The garlicky goodness that is toum

A few years ago, Chris and I were exploring the multi-ethnic (and multi-delicious) area of Bay Ridge, Brooklyn, when we walked into a tiny little shop called Karam Restaurant. At the time, Karam had about three small tables and was really meant for takeout orders. Despite being a tiny store front, they had quite the variety of foods, both ready made and made to order, ranging from freshly roasted shawarma, wraps and sandwiches, savory pies, the equivalent of Middle Eastern style “pizzas,” and different types of baklava and other Middle Eastern sweets. We ordered one shawarma wrap, which was made to order, and we ate inside. While the shawarma meat and the wrap and all the vegetables inside were delicious, what really, really stood out to me was this incredible, thick, whipped, white garlic-aioli-like sauce that the wrap was generously slathered with. I had no idea what this sauce was called, but I immediately looked it up later to find out that it was a much loved Lebanese garlic sauce called toum. Toum is a simple sauce made of just four ingredients (fresh garlic, neutral oil, salt, and fresh lemon juice), blended and emulsified to create an airy, whipped, creamy garlic sauce, thick enough to slather on your favorite Lebanese roasted meats and vegetables… or really, anything that needs a bit of extra flavor or oomph. I was sold. It seemed so simple with just four ingredients, and I knew I had to make it.

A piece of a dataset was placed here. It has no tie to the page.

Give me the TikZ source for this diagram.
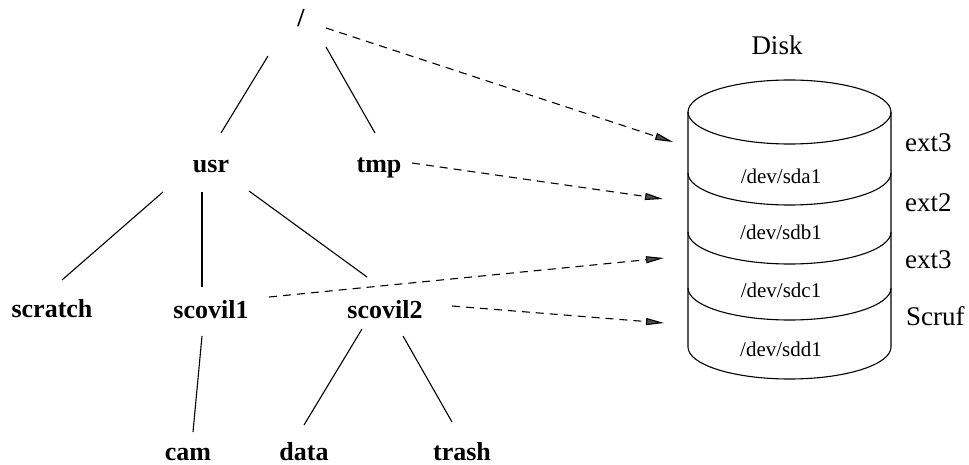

But when I looked up recipes for it, I felt a bit deterred when I found out how finicky it actually was: toum had a tendency to become very bitter if you didn’t treat the garlic properly. And what I mean by that is: you need really, really fresh garlic for toum, like the freshest possible that you can find. The reason for this is if you do not, the inner part of the garlic, which if it’s old, can impart bitterness. You usually know if your garlic is a bit older if when you cut a clove in half, you can see a little green or lighter white sprout. So if you have access to just standard supermarket garlic like I do, you will need to go through the extra step of cutting every single garlic clove in half and manually removing the inner white/green part. That sounded like too much work, especially given you need at least half a cup of garlic cloves to make a decent amount of toum to store! And given I do not have access to garden fresh garlic, I was a bit hesitant.

But today, I decided to finally just cave in and make it. I needed toum as an ingredient to make the home version of “white sauce” for the halal style chicken and rice bowls I wanted to have for dinner. So I sucked it up, cut each clove in half, removed the center, and went on my way. I blended and emulsified the toum, and…. wow. Just wow. The sauce honestly tasted just as good as I remember it from Karam. It was SO GOOD — so intense, so garlicky, so singing with flavor.

Now, I’ve got an entire jar’s worth of this whipped white glory in my fridge that will store beautifully for the next four months. I can’t wait to find other things to use it for.